Case Study 23.2 — Lighthouse's Coalition
A composite, illustrative case. Lighthouse Community Services and its partners are composites built to teach the nonprofit/service-coalition version of collaboration; the structures are real. Verify specifics with your funder.
Why this case: collaboration in the service world
Case Study 23.1 followed a research team. This case follows a service coalition — because collaborative proposals are just as central in the nonprofit and human-services world, and they look somewhat different. Lighthouse Community Services runs a reentry workforce program (helping people returning from incarceration find and keep employment). Lighthouse has pursued foundation grants (Chapter 18) and government funding (Chapter 19), but a major new funding opportunity calls for a comprehensive reentry program — and Lighthouse knows that workforce training alone doesn't solve reentry. This case shows Lighthouse building a coalition the funder can believe in.
Step 1 — The work demands a team (Section 23.1)
People returning from incarceration face interlocking barriers: they need jobs (Lighthouse's strength), but also stable housing, behavioral-health support, and employers willing to hire them. Lighthouse does workforce training well and the rest poorly or not at all. So a genuine wraparound program requires partners. Lighthouse applies the necessary-complementary-capability test to each:
- A housing organization — because participants who are unhoused cannot sustain employment (a capability Lighthouse lacks).
- A behavioral-health provider — because untreated behavioral-health barriers derail employment, and Lighthouse isn't licensed to treat them.
- An employer-partnership intermediary — because relationships with willing employers convert training into actual jobs.
Each passes the test; each adds a necessary, complementary capability. Together they deliver a wraparound program none could alone. Lighthouse pointedly declines to add a well-known national nonprofit whose only contribution would be name recognition — a partner that fails the test.
Step 2 — Structure and lead (Section 23.2)
Lighthouse, whose mission and relationships center the program, serves as the lead organization (prime), holding the grant and the fiduciary responsibility, with the three partners receiving subawards for their defined pieces. This isn't a research MPI situation — there's a clear lead — so single-lead-with-subawards fits. But Lighthouse treats the partners as genuine collaborators in design, not mere subcontractors, because the program only works if the services are integrated.
Step 3 — The coordination plan is the program (Section 23.3)
For a wraparound service coalition, the coordination plan is not just administrative — it is the program model, because the value comes from integrating services around each participant. Lighthouse's plan specifies: how a participant moves among the partners (referral and warm-handoff processes); how the partners share information (with appropriate consent and privacy protections); who coordinates each participant's overall plan (a Lighthouse case manager); how the partners meet to coordinate (regular case-coordination meetings); and how disputes or gaps get resolved. And Lighthouse foregrounds evidence the coalition has worked together — prior collaborations among these organizations, or concrete joint planning already done. A funder of reentry services, who has seen "coalitions" that were really four organizations operating in silos, is reassured by a plan showing genuinely integrated services and partners who already cooperate.

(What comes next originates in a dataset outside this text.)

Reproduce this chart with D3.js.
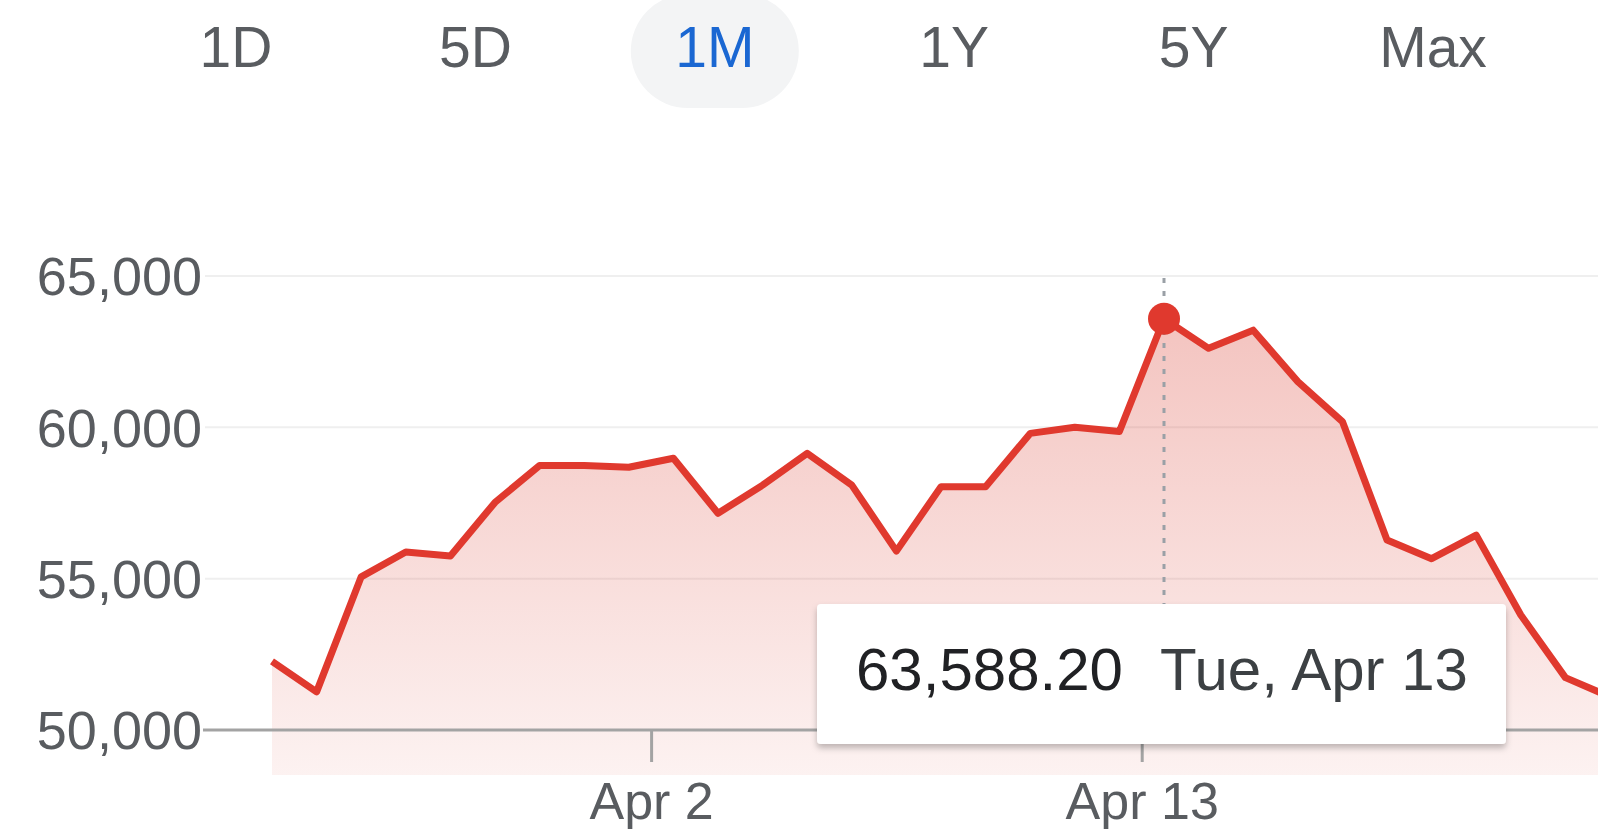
<!DOCTYPE html>
<html>
<head>
<meta charset="utf-8">
<script src="https://cdn.jsdelivr.net/npm/d3@7"></script>
<style>
  html, body { margin: 0; padding: 0; background: #fff; overflow: hidden; }
  svg { display: block; font-family: "Liberation Sans", Arial, Helvetica, sans-serif; }
</style>
</head>
<body>
<script>
var ranges = ["1D", "5D", "1M", "1Y", "5Y", "Max"];
var activeRange = "1M";

var dates = [
    "2021-03-24", "2021-03-25", "2021-03-26", "2021-03-27", "2021-03-28", "2021-03-29",
    "2021-03-30", "2021-03-31", "2021-04-01", "2021-04-02", "2021-04-03", "2021-04-04",
    "2021-04-05", "2021-04-06", "2021-04-07", "2021-04-08", "2021-04-09", "2021-04-10",
    "2021-04-11", "2021-04-12", "2021-04-13", "2021-04-14", "2021-04-15", "2021-04-16",
    "2021-04-17", "2021-04-18", "2021-04-19", "2021-04-20", "2021-04-21", "2021-04-22",
    "2021-04-23"
];
var prices = [
    52270, 51260, 55060, 55880, 55750, 57520,
    58740, 58740, 58680, 58980, 57160, 58090,
    59140, 58090, 55910, 58040, 58040, 59800,
    60000, 59860, 63588.20, 62610, 63210, 61510,
    60190, 56280, 55660, 56440, 53800, 51730,
    51100
];
var yTicks = [50000, 55000, 60000, 65000];
var xTicks = ["2021-04-02", "2021-04-13"];
var hoverIndex = 20;

window.onload = function(){
    var w = 1598, h = 829;

    var parseDay = d3.timeParse("%Y-%m-%d");
    // points sit at midday, ticks at midnight
    var data = dates.map(function(d, i){
        return { date: d3.timeHour.offset(parseDay(d), 12), value: prices[i] };
    });

    var svg = d3.select("body")
        .append("svg")
        .attr("width", w)
        .attr("height", h);

    var defs = svg.append("defs");

    var grad = defs.append("linearGradient")
        .attr("id", "areaFill")
        .attr("gradientUnits", "userSpaceOnUse")
        .attr("x1", 0).attr("x2", 0)
        .attr("y1", 276).attr("y2", 775);
    grad.append("stop").attr("offset", "0%").attr("stop-color", "#db4437").attr("stop-opacity", 0.34);
    grad.append("stop").attr("offset", "100%").attr("stop-color", "#db4437").attr("stop-opacity", 0.07);

    var shadow = defs.append("filter")
        .attr("id", "tipShadow")
        .attr("x", "-10%").attr("y", "-20%")
        .attr("width", "120%").attr("height", "150%");
    shadow.append("feDropShadow")
        .attr("dx", 0).attr("dy", 4)
        .attr("stdDeviation", 3)
        .attr("flood-color", "#000")
        .attr("flood-opacity", 0.25);

    // range buttons
    var bx = d3.scalePoint()
        .domain(ranges)
        .range([236, 1433]);

    svg.append("rect")
        .attr("x", bx(activeRange) - 84)
        .attr("y", -6)
        .attr("width", 168)
        .attr("height", 114)
        .attr("rx", 57)
        .style("fill", "#f3f4f5");

    svg.selectAll(".range")
        .data(ranges)
        .enter()
        .append("text")
        .attr("class", "range")
        .attr("x", function(d){ return bx(d); })
        .attr("y", 67)
        .attr("text-anchor", "middle")
        .style("font-size", "57px")
        .style("fill", function(d){
            return d == activeRange ? "#1a67d2" : "#595c60";
        })
        .text(function(d){ return d; });

    var x = d3.scaleTime()
        .domain([data[0].date, data[data.length - 1].date])
        .range([272, 272 + 30 * 44.6]);

    var y = d3.scaleLinear()
        .domain([50000, 65000])
        .range([730, 276]);

    // grid lines
    svg.selectAll(".grid")
        .data(yTicks.slice(1))
        .enter()
        .append("line")
        .attr("class", "grid")
        .attr("x1", 205)
        .attr("x2", w)
        .attr("y1", function(d){ return y(d); })
        .attr("y2", function(d){ return y(d); })
        .style("stroke", "#efefef")
        .style("stroke-width", 2);

    // y labels
    svg.selectAll(".ylabel")
        .data(yTicks)
        .enter()
        .append("text")
        .attr("class", "ylabel")
        .attr("x", 202)
        .attr("y", function(d){ return y(d); })
        .attr("dy", "0.36em")
        .attr("text-anchor", "end")
        .style("font-size", "54px")
        .style("fill", "#595c60")
        .text(function(d){ return d3.format(",")(d); });

    var area = d3.area()
        .x(function(d){ return x(d.date); })
        .y0(775)
        .y1(function(d){ return y(d.value); });

    svg.append("path")
        .datum(data)
        .attr("d", area)
        .style("fill", "url(#areaFill)");

    // baseline axis
    svg.append("line")
        .attr("x1", 203)
        .attr("x2", w)
        .attr("y1", y(50000))
        .attr("y2", y(50000))
        .style("stroke", "#a3a3a3")
        .style("stroke-width", 3);

    var xAxis = d3.axisBottom(x)
        .tickValues(xTicks.map(parseDay))
        .tickSize(32)
        .tickPadding(20)
        .tickFormat(d3.timeFormat("%b %-d"));

    var gx = svg.append("g")
        .attr("transform", "translate(0," + y(50000) + ")")
        .call(xAxis);
    gx.select(".domain").remove();
    gx.selectAll(".tick line")
        .style("stroke", "#a3a3a3")
        .style("stroke-width", 3);
    gx.selectAll(".tick text")
        .style("font-family", "'Liberation Sans', Arial, sans-serif")
        .style("font-size", "52px")
        .style("fill", "#595c60");

    var line = d3.line()
        .x(function(d){ return x(d.date); })
        .y(function(d){ return y(d.value); });

    svg.append("path")
        .datum(data)
        .attr("d", line)
        .style("fill", "none")
        .style("stroke", "#e0392e")
        .style("stroke-width", 7)
        .style("stroke-linejoin", "round");

    // hover marker
    var hp = data[hoverIndex];

    svg.append("line")
        .attr("x1", x(hp.date))
        .attr("x2", x(hp.date))
        .attr("y1", 278)
        .attr("y2", 604)
        .style("stroke", "#9aa0a6")
        .style("stroke-width", 3)
        .style("stroke-dasharray", "5,8");

    svg.append("circle")
        .attr("cx", x(hp.date))
        .attr("cy", y(hp.value))
        .attr("r", 16)
        .style("fill", "#e0392e");

    var tip = svg.append("g");

    tip.append("rect")
        .attr("x", 817)
        .attr("y", 604)
        .attr("width", 689)
        .attr("height", 140)
        .attr("rx", 4)
        .style("fill", "#fff")
        .attr("filter", "url(#tipShadow)");

    tip.append("text")
        .attr("x", 856)
        .attr("y", 690)
        .style("font-size", "60px")
        .style("fill", "#202124")
        .text(d3.format(",.2f")(hp.value));

    tip.append("text")
        .attr("x", 1160)
        .attr("y", 690)
        .style("font-size", "60px")
        .style("fill", "#3c4043")
        .text(d3.timeFormat("%a, %b %-d")(hp.date));
}
</script>
</body>
</html>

Step 4 — Subawards and the prime's responsibility (Section 23.4)
Lighthouse builds the layered budget — each partner with its own scope, budget, indirect treatment, and signed commitment — and accepts the prime's responsibility to monitor the subrecipients and ensure compliance (especially important given the government-funding rules of Chapter 19). It budgets explicitly for the coordination — the case management and partner-coordination machinery that makes wraparound services actually integrate — knowing that unfunded coordination is how service coalitions quietly fail.
Step 5 — One voice across organizations (Section 23.5)
Four organizations contribute to the proposal, each describing its piece. Lighthouse owns the whole document, integrating the partners' sections into one coherent program narrative — so the proposal reads as a single integrated program, not four stapled-together service descriptions. That coherence signals to the funder exactly what the program promises: integration.
What this case teaches
- Service coalitions follow the same rules as research teams. Necessary-complementary partners, a clear lead, a real coordination plan, layered subawards, one voice — the collaboration craft is the same across worlds.
- For wraparound services, the coordination plan IS the program. The integration of services is the value, so the coordination structure is central, not administrative.
- Decline the prestige partner. Lighthouse left out the big-name nonprofit that failed the capability test — discipline reviewers reward.
- Fund the coordination. Integrated services require case management and partner coordination; budgeting for it is acknowledging the real cost of a coalition.
🔄 Retrieve: Without rereading, name (a) the three partners Lighthouse added and the necessary capability each contributes, and (b) why, for a wraparound program, the coordination plan is "the program," not just administration. (Answers above.)